Note that the AMC 10/12 competition time is January-February. Many college application deadlines are before that. So a student’s college application does not get too much help from AMC 12 that s/he takes in Grade 12. Therefore, in the college application, a student has to mainly use her/his scores of AMC 12 that s/he takes in or below Grade 11. Suppose a student takes AMC 12 only if s/he is no longer eligible to take AMC 10 (in Grade 11 only). Then this student has only two chances of taking AMC 12 (It is offered twice per year) before applying to a college. By contrast, if s/he starts to take AMC 12 as early as s/he is eligible to take AMC 10, say, in Grade 9, then s/he has six chances of taking AMC 12 before applying to a college. This 200% increment of the number of times of taking AMC 12 brings this student the following values.

First, each time a student takes AMC 12, s/he gains some experience. This experience is quite valuable for her/him to attend the same contest in future. Thus, it increases the chance that s/he will perform better while taking the contest again.

Second, the difficult problems in different year’s or version’s AMC 12 contests may focus on different topics.
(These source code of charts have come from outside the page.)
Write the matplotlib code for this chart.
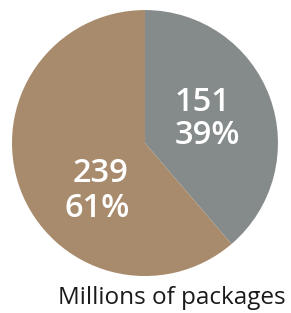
import matplotlib
matplotlib.use("Agg")
import matplotlib.pyplot as plt

categories = ["Gray", "Brown"]
values = [151, 239]
colors = ["#858B8B", "#A88B6C"]

fig = plt.figure(figsize=(2.91, 3.13), dpi=100)
ax = fig.add_axes([0.0412, 0.118, 0.914, 0.85])
ax.pie(values, colors=colors, startangle=90, counterclock=False, radius=1.0,
       wedgeprops=dict(linewidth=0))
ax.set_xlim(-1, 1)
ax.set_ylim(-1, 1)
ax.set_aspect("equal")
ax.axis("off")

total = sum(values)
pos = [((0.436, 0.308), (0.466, 0.06)), ((-0.338, -0.226), (-0.361, -0.489))]
for v, (p1, p2) in zip(values, pos):
    ax.text(p1[0], p1[1], f"{v}", color="white", fontsize=23.5, ha="center", va="center",
            family="Open Sans", fontweight="semibold")
    ax.text(p2[0], p2[1], f"{round(100*v/total)}%", color="white", fontsize=23.5, ha="center",
            va="center", family="Open Sans", fontweight="semibold")

fig.text(172/291, 1 - 298/313, "Millions of packages", fontsize=17.5, ha="center", va="center",
         family="Open Sans", color="#1a1a1a")
fig.savefig("out.png", dpi=100)
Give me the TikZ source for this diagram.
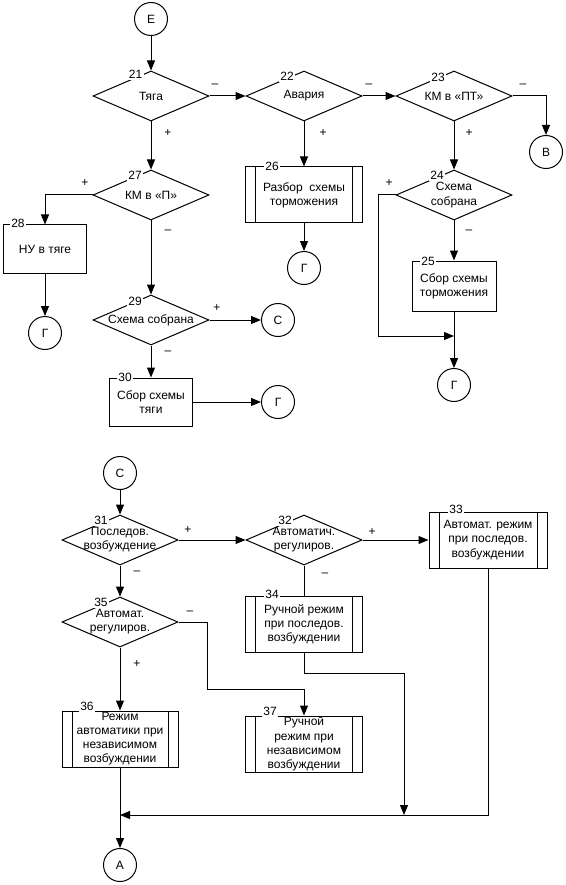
\documentclass[tikz,border=0pt]{standalone}
\usepackage{fontspec}
\setmainfont{Liberation Sans}
\usetikzlibrary{shapes.geometric,arrows.meta}
\tikzset{
  every node/.style={font=\fontsize{12}{14.2}\selectfont},
  dia/.style={diamond, draw, line width=1pt, fill=white, minimum width=116pt, minimum height=50pt, inner sep=0pt},
  boxn/.style={rectangle, draw, line width=1pt, fill=white, inner sep=0pt},
  pbox/.style={boxn, path picture={\draw[line width=1pt]
      ([xshift=10pt]path picture bounding box.north west) -- ([xshift=10pt]path picture bounding box.south west)
      ([xshift=-10pt]path picture bounding box.north east) -- ([xshift=-10pt]path picture bounding box.south east);}},
  circ/.style={circle, draw, line width=1pt, fill=white, minimum size=33pt, inner sep=0pt},
  num/.style={fill=white, inner sep=1.5pt},
  sgn/.style={inner sep=0pt},
  txt/.style={align=center, inner sep=0pt},
  arr/.style={-{Triangle[length=10pt,width=8pt]}, line width=1pt},
  ln/.style={line width=1pt}
}
\begin{document}
\begin{tikzpicture}[x=1pt,y=-1pt]
\useasboundingbox (0,0) rectangle (565,885);
% ---------- top part ----------
\node[circ] (E) at (151,19) {Е};
\node[dia] (d21) at (151,96) {};
\node[dia] (d22) at (304,96) {};
\node[dia] (d23) at (454,96) {};
\node[circ] (B) at (546,152) {В};
\node[dia] (d24) at (454,195) {};
\node[dia] (d27) at (151,195) {};
\node[pbox, minimum width=117pt, minimum height=56pt] (b26) at (304,195) {};
\node[boxn, minimum width=83pt, minimum height=48pt] (b28) at (45,249) {};
\node[circ] (G1) at (304,268) {Г};
\node[circ] (G2) at (45,333) {Г};
\node[dia] (d29) at (151,320) {};
\node[circ] (C1) at (278,320) {С};
\node[boxn, minimum width=83pt, minimum height=48pt] (b30) at (151,402) {};
\node[circ] (G3) at (278,402) {Г};
\node[boxn, minimum width=84pt, minimum height=50pt] (b25) at (454,286) {};
\node[circ] (G4) at (454,385) {Г};
% texts
\node[txt] (t21) at (d21) {Тяга};
\node[txt] (t22) at (d22) {Авария};
\node[txt] (t23) at (d23) {КМ в «ПТ»};
\node[txt] (t24) at (d24) {Схема\\собрана};
\node[txt] (t27) at (d27) {КМ в «П»};
\node[txt] (t26) at (b26) {Разбор\ \ схемы\\торможения};
\node[txt] (t28) at (b28) {НУ в тяге};
\node[txt] (t29) at (d29) {Схема собрана};
\node[txt] (t30) at (b30) {Сбор схемы\\тяги};
\node[txt] (t25) at (b25) {Сбор схемы\\торможения};
% connectors
\draw[arr] (E) -- (d21);
\draw[arr] (d21.east) -- (d22.west);
\draw[arr] (d22.east) -- (d23.west);
\draw[arr] (d23.east) -| (B.north);
\draw[arr] (d21.south) -- (d27.north);
\draw[arr] (d22.south) -- (b26.north);
\draw[arr] (d23.south) -- (d24.north);
\draw[arr] (d27.west) -| (b28.north);
\draw[arr] (b28.south) -- (G2.north);
\draw[arr] (d27.south) -- (d29.north);
\draw[arr] (d29.east) -- (C1.west);
\draw[arr] (d29.south) -- (b30.north);
\draw[arr] (b30.east) -- (G3.west);
\draw[arr] (b26.south) -- (G1.north);
\draw[arr] (d24.south) -- (b25.north);
\draw[arr] (b25.south) -- (G4.north);
\coordinate (j24) at (454,336);
\draw[arr] (d24.west) -- ++(-17,0) |- (j24);
% signs
\node[sgn] (s1) at (215,86) {–};
\node[sgn] (s2) at (369,86) {–};
\node[sgn] (s3) at (523,86) {–};
\node[sgn] (s4) at (168,133) {+};
\node[sgn] (s5) at (323,133) {+};
\node[sgn] (s6) at (469,133) {+};
\node[sgn] (s7) at (85,183) {+};
\node[sgn] (s8) at (389,183) {+};
\node[sgn] (s9) at (168,232) {–};
\node[sgn] (s10) at (469,232) {–};
\node[sgn] (s11) at (217,308) {+};
\node[sgn] (s12) at (168,353) {–};
% numbers
\node[num] (n21) at (135.5,74) {21};
\node[num] (n22) at (287,76) {22};
\node[num] (n23) at (438,77) {23};
\node[num] (n24) at (437,175) {24};
\node[num] (n25) at (428,261) {25};
\node[num] (n26) at (272,166) {26};
\node[num] (n27) at (135,175) {27};
\node[num] (n28) at (18,223) {28};
\node[num] (n29) at (135,301) {29};
\node[num] (n30) at (125,377) {30};
% ---------- bottom part ----------
\node[circ] (C2) at (120,473) {С};
\node[dia] (d31) at (120,540) {};
\node[dia] (d32) at (304,540) {};
\node[pbox, minimum width=118pt, minimum height=56pt] (b33) at (488,540) {};
\node[pbox, minimum width=117pt, minimum height=56pt] (b34) at (304,624) {};
\node[dia] (d35) at (120,622) {};
\node[pbox, minimum width=116pt, minimum height=56pt] (b36) at (120,739) {};
\node[pbox, minimum width=117pt, minimum height=56pt] (b37) at (304,744) {};
\node[circ] (A) at (120,865) {А};
\node[txt] (t31) at (d31) {Последов.\\возбуждение};
\node[txt] (t32) at (304,539.5) {Автоматич.\\регулиров.};
\node[txt] (t33) at (b33) {Автомат. режим\\при последов.\\возбуждении};
\node[txt] (t34) at (b34) {Ручной режим\\при последов.\\возбуждении};
\node[txt] (t35) at (d35) {Автомат.\\регулиров.};
\node[txt] (t36) at (120,738.5) {Режим\\автоматики при\\независимом\\возбуждении};
\node[txt] (t37) at (b37) {Ручной\\режим при\\независимом\\возбуждении};
\draw[arr] (C2) -- (d31);
\draw[arr] (d31.east) -- (d32.west);
\draw[arr] (d32.east) -- (b33.west);
\draw[ln] (d32.south) -- (b34.north);
\draw[arr] (d31.south) -- (d35.north);
\draw[arr] (d35.south) -- (b36.north);
\draw[arr] (d35.east) -- (207,622) -- (207,689) -| (b37.north);
\draw[arr] (b36.south) -- (A.north);
\coordinate (j34) at (404,815);
\coordinate (j36) at (120,815);
\draw[arr] (b34.south) -- (304,673) -| (j34);
\draw[arr] (b33.south) -- (488,815) -- (j36);
\node[sgn] (s13) at (188,530) {+};
\node[sgn] (s14) at (137,573) {–};
\node[sgn] (s15) at (372,532) {+};
\node[sgn] (s16) at (325,575) {–};
\node[sgn] (s17) at (190,613) {–};
\node[sgn] (s18) at (137,664) {+};
\node[num] (n31) at (101,520) {31};
\node[num] (n32) at (285,520) {32};
\node[num] (n33) at (456,509) {33};
\node[num] (n34) at (272,594) {34};
\node[num] (n35) at (101,602) {35};
\node[num] (n36) at (87,706) {36};
\node[num] (n37) at (270,711) {37};
\end{tikzpicture}
\end{document}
Suppose a student is relatively weak on some topic, say, geometry. If this student only took AMC 12 once and unluckily most challenging problems were on geometry, then s/he would not perform well. However, suppose this student started to take AMC 12 as early as s/he was eligible for AMC 10. Then it would be very likely that among all AMC 12s that s/he took, there was one, such that the most challenging problems were on the topics that s/he was comfortable with, rather than the topic that s/he was weak on, geometry. As a result, it is very likely that s/he would perform well in this particular test.